* START Data block *

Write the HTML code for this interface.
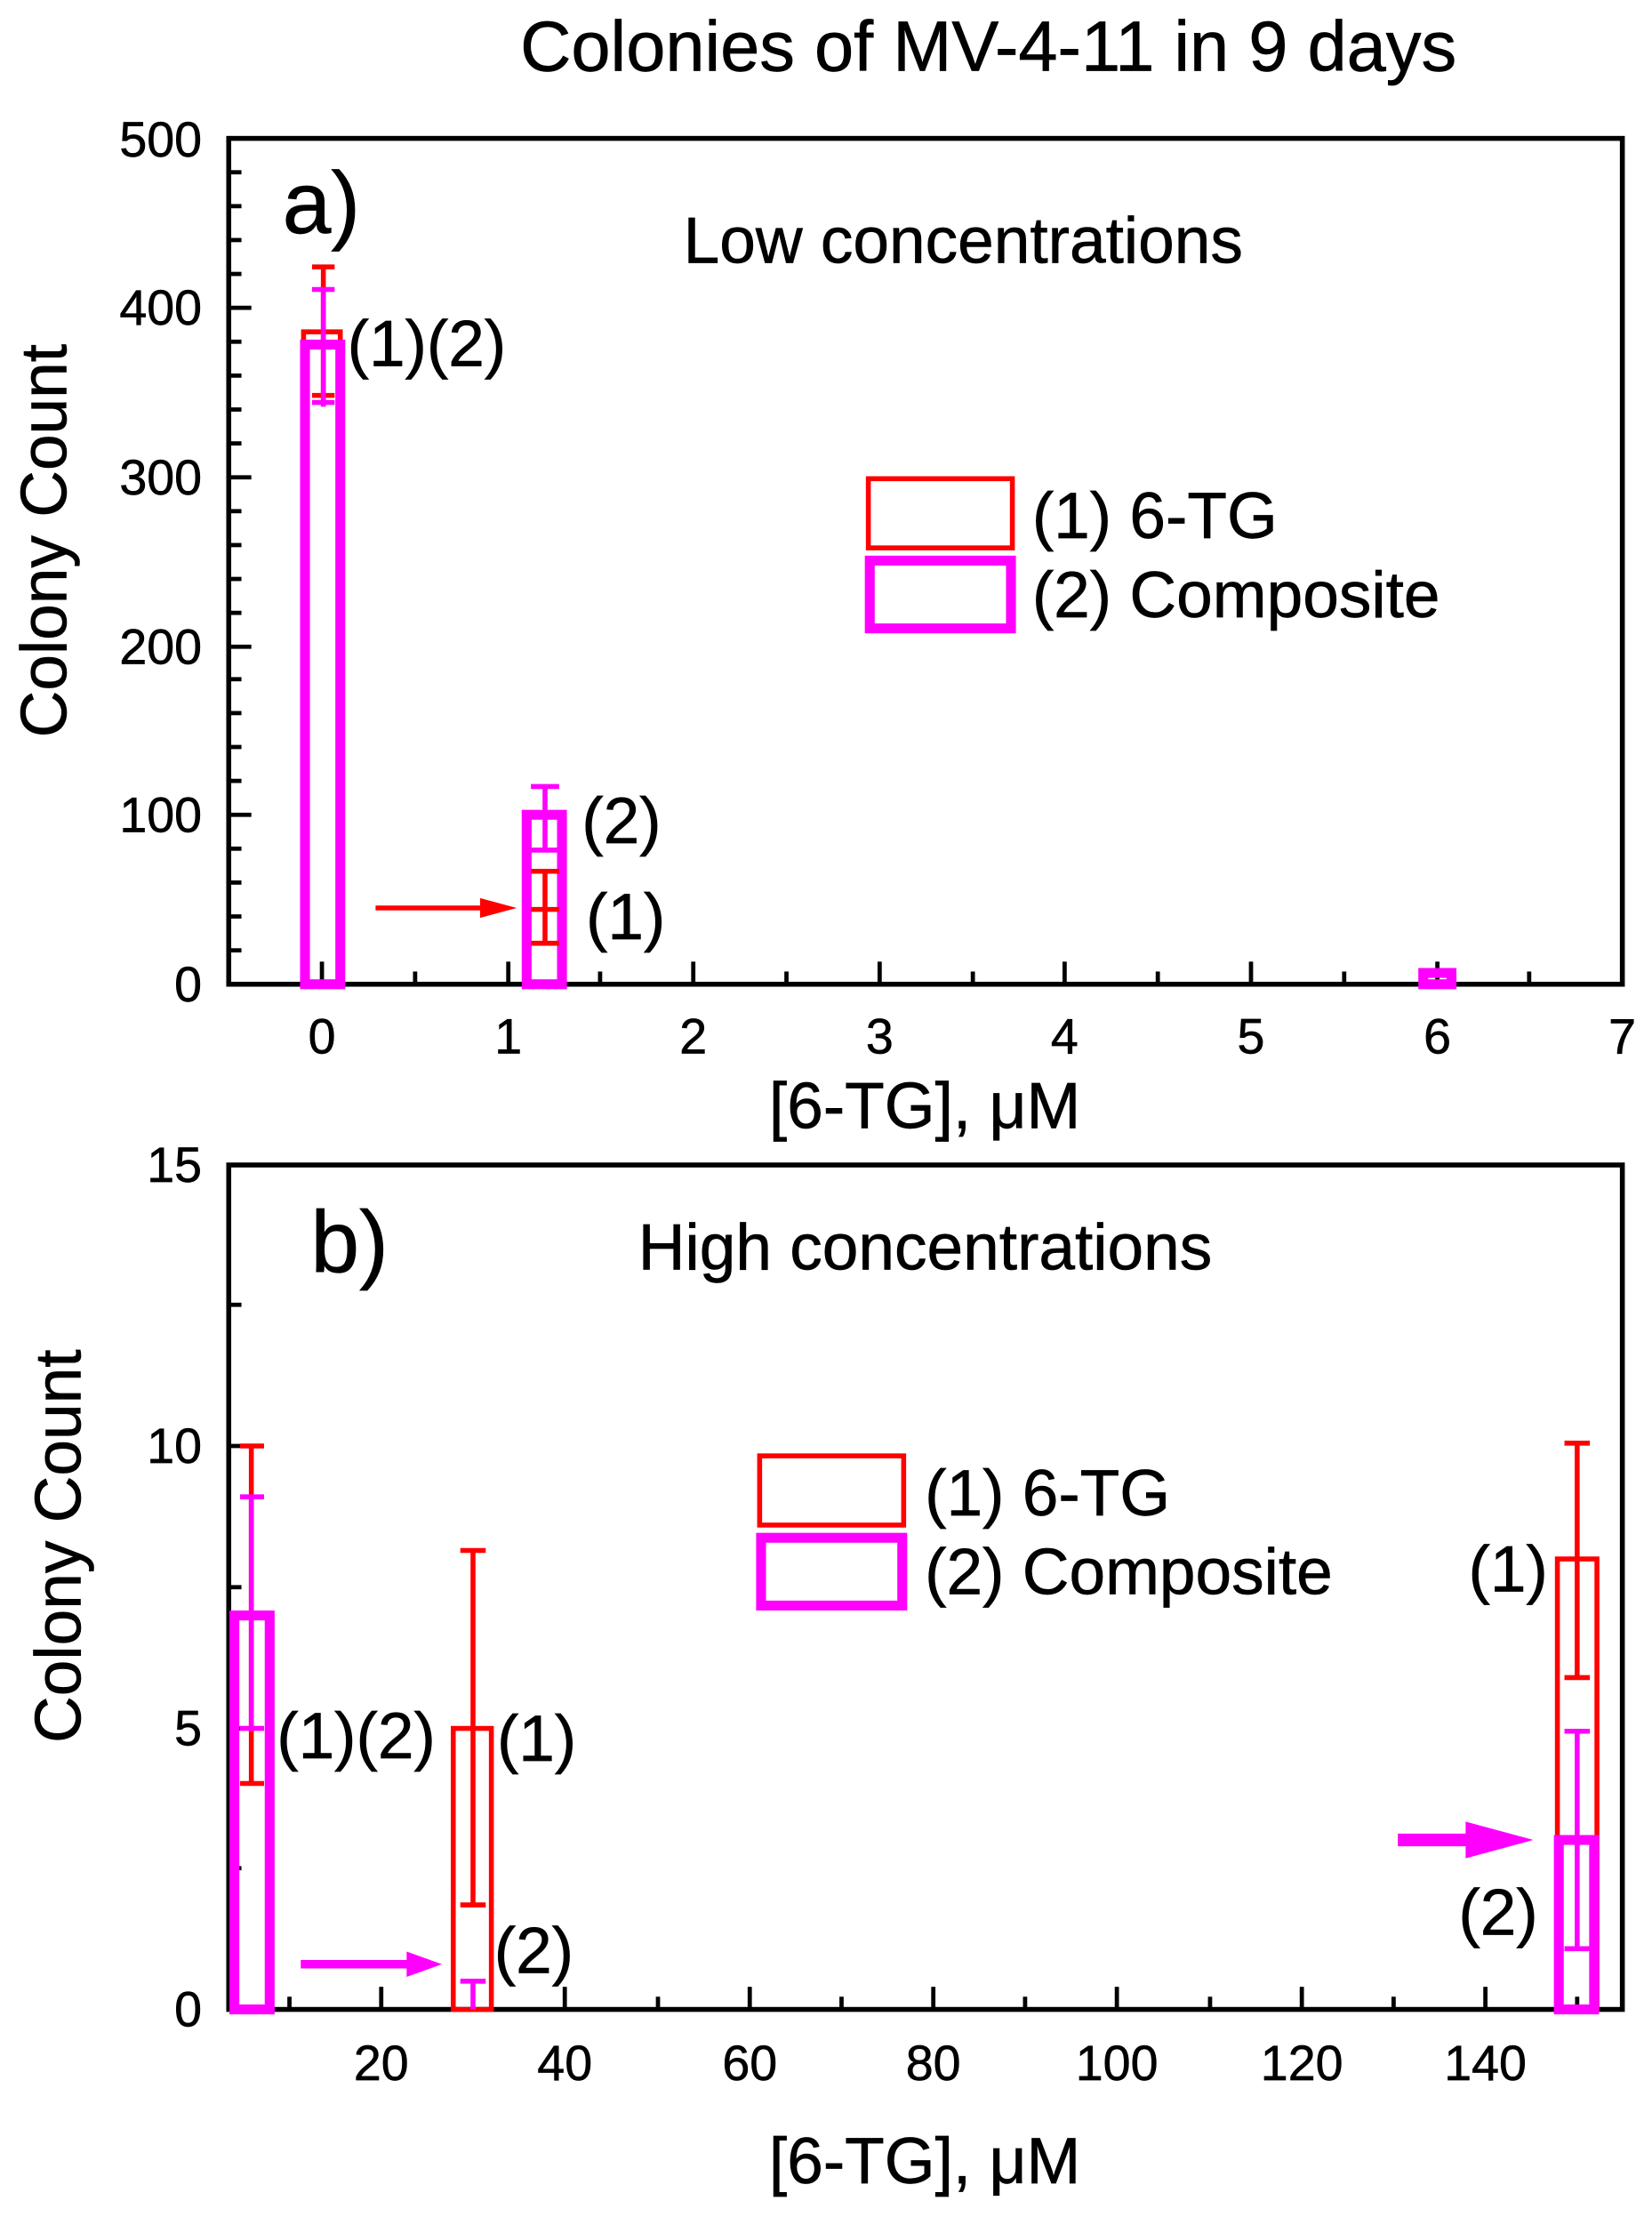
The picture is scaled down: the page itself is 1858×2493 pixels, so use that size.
<!DOCTYPE html>
<html><head><meta charset="utf-8"><style>html,body{margin:0;padding:0;background:#fff}svg{display:block}text{font-family:"Liberation Sans",Arial,sans-serif;fill:#000;stroke:#000;stroke-width:0.4}</style></head>
<body>
<svg width="1858" height="2493" viewBox="0 0 1170 1570" preserveAspectRatio="none" xmlns="http://www.w3.org/2000/svg">
<rect width="1170" height="1570" fill="#fff"/>
<text x="700" y="50" font-size="50" text-anchor="middle">Colonies of MV-4-11 in 9 days</text>

<!-- Panel a -->
<rect x="162" y="98" width="987" height="599" fill="none" stroke="#000" stroke-width="3.5"/>
<g stroke="#000" stroke-width="3">
<line x1="162" y1="697" x2="178" y2="697"/><line x1="162" y1="577" x2="178" y2="577"/><line x1="162" y1="458" x2="178" y2="458"/><line x1="162" y1="338" x2="178" y2="338"/><line x1="162" y1="218" x2="178" y2="218"/>
<line x1="162" y1="673" x2="171" y2="673"/><line x1="162" y1="649" x2="171" y2="649"/><line x1="162" y1="625" x2="171" y2="625"/><line x1="162" y1="601" x2="171" y2="601"/>
<line x1="162" y1="553" x2="171" y2="553"/><line x1="162" y1="529" x2="171" y2="529"/><line x1="162" y1="505" x2="171" y2="505"/><line x1="162" y1="481" x2="171" y2="481"/>
<line x1="162" y1="434" x2="171" y2="434"/><line x1="162" y1="410" x2="171" y2="410"/><line x1="162" y1="386" x2="171" y2="386"/><line x1="162" y1="362" x2="171" y2="362"/>
<line x1="162" y1="314" x2="171" y2="314"/><line x1="162" y1="290" x2="171" y2="290"/><line x1="162" y1="266" x2="171" y2="266"/><line x1="162" y1="242" x2="171" y2="242"/>
<line x1="162" y1="194" x2="171" y2="194"/><line x1="162" y1="170" x2="171" y2="170"/><line x1="162" y1="146" x2="171" y2="146"/><line x1="162" y1="122" x2="171" y2="122"/>
<line x1="228" y1="697" x2="228" y2="681"/><line x1="360" y1="697" x2="360" y2="681"/><line x1="491" y1="697" x2="491" y2="681"/><line x1="623" y1="697" x2="623" y2="681"/><line x1="754" y1="697" x2="754" y2="681"/><line x1="886" y1="697" x2="886" y2="681"/><line x1="1018" y1="697" x2="1018" y2="681"/>
<line x1="294" y1="697" x2="294" y2="688"/><line x1="425" y1="697" x2="425" y2="688"/><line x1="557" y1="697" x2="557" y2="688"/><line x1="689" y1="697" x2="689" y2="688"/><line x1="820" y1="697" x2="820" y2="688"/><line x1="952" y1="697" x2="952" y2="688"/><line x1="1083" y1="697" x2="1083" y2="688"/>
</g>
<g font-size="35" text-anchor="end">
<text x="143" y="709">0</text><text x="143" y="589">100</text><text x="143" y="470">200</text><text x="143" y="350">300</text><text x="143" y="230">400</text><text x="143" y="111">500</text>
</g>
<g font-size="35" text-anchor="middle">
<text x="228" y="746">0</text><text x="360" y="746">1</text><text x="491" y="746">2</text><text x="623" y="746">3</text><text x="754" y="746">4</text><text x="886" y="746">5</text><text x="1018" y="746">6</text><text x="1149" y="746">7</text>
</g>
<text x="655" y="799" font-size="46" text-anchor="middle">[6-TG], μM</text>
<text transform="translate(47,383) rotate(-90)" font-size="46" text-anchor="middle">Colony Count</text>
<text x="200" y="165" font-size="62">a)</text>
<text x="484" y="186" font-size="46">Low concentrations</text>

<g fill="none">
<rect x="215" y="235" width="26" height="462" stroke="#f00" stroke-width="3.5"/>
<rect x="216" y="244" width="25" height="453" stroke="#f0f" stroke-width="7"/>
<line x1="229" y1="189" x2="229" y2="285" stroke="#f00" stroke-width="3.5"/>
<line x1="221" y1="189" x2="237" y2="189" stroke="#f00" stroke-width="3.5"/>
<line x1="221" y1="280" x2="237" y2="280" stroke="#f00" stroke-width="3.5"/>
<line x1="229" y1="205" x2="229" y2="288" stroke="#f0f" stroke-width="3.5"/>
<line x1="221" y1="205" x2="237" y2="205" stroke="#f0f" stroke-width="3.5"/>
<line x1="221" y1="285" x2="237" y2="285" stroke="#f0f" stroke-width="3.5"/>

<rect x="373" y="577" width="25" height="120" stroke="#f0f" stroke-width="7"/>
<line x1="386" y1="617" x2="386" y2="668" stroke="#f00" stroke-width="3.5"/>
<line x1="376" y1="617" x2="396" y2="617" stroke="#f00" stroke-width="3.5"/>
<line x1="376" y1="644" x2="396" y2="644" stroke="#f00" stroke-width="3.5"/>
<line x1="376" y1="668" x2="396" y2="668" stroke="#f00" stroke-width="3.5"/>
<line x1="386" y1="557" x2="386" y2="603" stroke="#f0f" stroke-width="3.5"/>
<line x1="376" y1="557" x2="396" y2="557" stroke="#f0f" stroke-width="3.5"/>
<line x1="376" y1="602" x2="396" y2="602" stroke="#f0f" stroke-width="3.5"/>
<rect x="1008" y="689" width="20" height="8" stroke="#f0f" stroke-width="7"/>
</g>
<line x1="266" y1="643" x2="345" y2="643" stroke="#f00" stroke-width="3.5"/>
<polygon points="340,636 366,643 340,650" fill="#f00"/>
<g font-size="46">
<text x="246" y="259">(1)(2)</text>
<text x="412" y="597">(2)</text>
<text x="415" y="665">(1)</text>
</g>
<rect x="615" y="339" width="102" height="49" fill="none" stroke="#f00" stroke-width="3.5"/>
<rect x="616" y="397" width="100" height="48" fill="none" stroke="#f0f" stroke-width="7"/>
<text x="731" y="381" font-size="46">(1) 6-TG</text>
<text x="731" y="437" font-size="46">(2) Composite</text>

<!-- Panel b -->
<rect x="162" y="825" width="987" height="598" fill="none" stroke="#000" stroke-width="3.5"/>
<g stroke="#000" stroke-width="3">
<line x1="162" y1="1423" x2="178" y2="1423"/><line x1="162" y1="1224" x2="178" y2="1224"/><line x1="162" y1="1024" x2="178" y2="1024"/>
<line x1="162" y1="1323" x2="171" y2="1323"/><line x1="162" y1="1124" x2="171" y2="1124"/><line x1="162" y1="924" x2="171" y2="924"/>
<line x1="270" y1="1423" x2="270" y2="1407"/><line x1="400" y1="1423" x2="400" y2="1407"/><line x1="531" y1="1423" x2="531" y2="1407"/><line x1="661" y1="1423" x2="661" y2="1407"/><line x1="791" y1="1423" x2="791" y2="1407"/><line x1="922" y1="1423" x2="922" y2="1407"/><line x1="1052" y1="1423" x2="1052" y2="1407"/>
<line x1="205" y1="1423" x2="205" y2="1414"/><line x1="335" y1="1423" x2="335" y2="1414"/><line x1="466" y1="1423" x2="466" y2="1414"/><line x1="596" y1="1423" x2="596" y2="1414"/><line x1="726" y1="1423" x2="726" y2="1414"/><line x1="857" y1="1423" x2="857" y2="1414"/><line x1="987" y1="1423" x2="987" y2="1414"/><line x1="1117" y1="1423" x2="1117" y2="1414"/>
</g>
<g font-size="35" text-anchor="end">
<text x="143" y="1435">0</text><text x="143" y="1236">5</text><text x="143" y="1036">10</text><text x="143" y="837">15</text>
</g>
<g font-size="35" text-anchor="middle">
<text x="270" y="1473">20</text><text x="400" y="1473">40</text><text x="531" y="1473">60</text><text x="661" y="1473">80</text><text x="791" y="1473">100</text><text x="922" y="1473">120</text><text x="1052" y="1473">140</text>
</g>
<text x="655" y="1546" font-size="46" text-anchor="middle">[6-TG], μM</text>
<text transform="translate(57,1095) rotate(-90)" font-size="46" text-anchor="middle">Colony Count</text>
<text x="220" y="901" font-size="62">b)</text>
<text x="452" y="899" font-size="46">High concentrations</text>

<g fill="none">
<line x1="178" y1="1024" x2="178" y2="1263" stroke="#f00" stroke-width="3.5"/>
<line x1="170" y1="1024" x2="187" y2="1024" stroke="#f00" stroke-width="3.5"/>
<line x1="170" y1="1263" x2="187" y2="1263" stroke="#f00" stroke-width="3.5"/>
<rect x="166" y="1144" width="25" height="279" stroke="#f0f" stroke-width="7"/>
<line x1="178" y1="1060" x2="178" y2="1224" stroke="#f0f" stroke-width="3.5"/>
<line x1="170" y1="1060" x2="187" y2="1060" stroke="#f0f" stroke-width="3.5"/>
<line x1="170" y1="1224" x2="187" y2="1224" stroke="#f0f" stroke-width="3.5"/>

<rect x="321" y="1224" width="27" height="199" stroke="#f00" stroke-width="3.5"/>
<line x1="335" y1="1098" x2="335" y2="1349" stroke="#f00" stroke-width="3.5"/>
<line x1="326" y1="1098" x2="344" y2="1098" stroke="#f00" stroke-width="3.5"/>
<line x1="326" y1="1349" x2="344" y2="1349" stroke="#f00" stroke-width="3.5"/>
<line x1="326" y1="1403" x2="344" y2="1403" stroke="#f0f" stroke-width="3.5"/>
<line x1="335" y1="1403" x2="335" y2="1423" stroke="#f0f" stroke-width="3.5"/>

<rect x="1103" y="1104" width="28" height="319" stroke="#f00" stroke-width="3.5"/>
<line x1="1117" y1="1022" x2="1117" y2="1188" stroke="#f00" stroke-width="3.5"/>
<line x1="1108" y1="1022" x2="1126" y2="1022" stroke="#f00" stroke-width="3.5"/>
<line x1="1108" y1="1188" x2="1126" y2="1188" stroke="#f00" stroke-width="3.5"/>
<rect x="1104" y="1303" width="25" height="120" stroke="#f0f" stroke-width="7"/>
<line x1="1117" y1="1226" x2="1117" y2="1380" stroke="#f0f" stroke-width="3.5"/>
<line x1="1108" y1="1226" x2="1126" y2="1226" stroke="#f0f" stroke-width="3.5"/>
<line x1="1108" y1="1380" x2="1126" y2="1380" stroke="#f0f" stroke-width="3.5"/>
</g>
<line x1="213" y1="1391" x2="292" y2="1391" stroke="#f0f" stroke-width="6"/>
<polygon points="288,1382 313,1391 288,1400" fill="#f0f"/>
<line x1="990" y1="1303" x2="1045" y2="1303" stroke="#f0f" stroke-width="9"/>
<polygon points="1038,1290 1086,1303 1038,1316" fill="#f0f"/>
<g font-size="46">
<text x="196" y="1245">(1)(2)</text>
<text x="352" y="1247">(1)</text>
<text x="350" y="1397">(2)</text>
<text x="1040" y="1127">(1)</text>
<text x="1033" y="1370">(2)</text>
</g>
<rect x="538" y="1031" width="102" height="49" fill="none" stroke="#f00" stroke-width="3.5"/>
<rect x="539" y="1089" width="100" height="48" fill="none" stroke="#f0f" stroke-width="7"/>
<text x="655" y="1073" font-size="46">(1) 6-TG</text>
<text x="655" y="1129" font-size="46">(2) Composite</text>
</svg>
</body></html>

* END Data block *

=== What is asked ===
Please take the lines from the beginning of the data above through the line holding "in 9 days</text>" and transcribe them exactly, without any pictures.

=== Solution ===
Write the HTML code for this interface.
The picture is scaled down: the page itself is 1858×2493 pixels, so use that size.
<!DOCTYPE html>
<html><head><meta charset="utf-8"><style>html,body{margin:0;padding:0;background:#fff}svg{display:block}text{font-family:"Liberation Sans",Arial,sans-serif;fill:#000;stroke:#000;stroke-width:0.4}</style></head>
<body>
<svg width="1858" height="2493" viewBox="0 0 1170 1570" preserveAspectRatio="none" xmlns="http://www.w3.org/2000/svg">
<rect width="1170" height="1570" fill="#fff"/>
<text x="700" y="50" font-size="50" text-anchor="middle">Colonies of MV-4-11 in 9 days</text>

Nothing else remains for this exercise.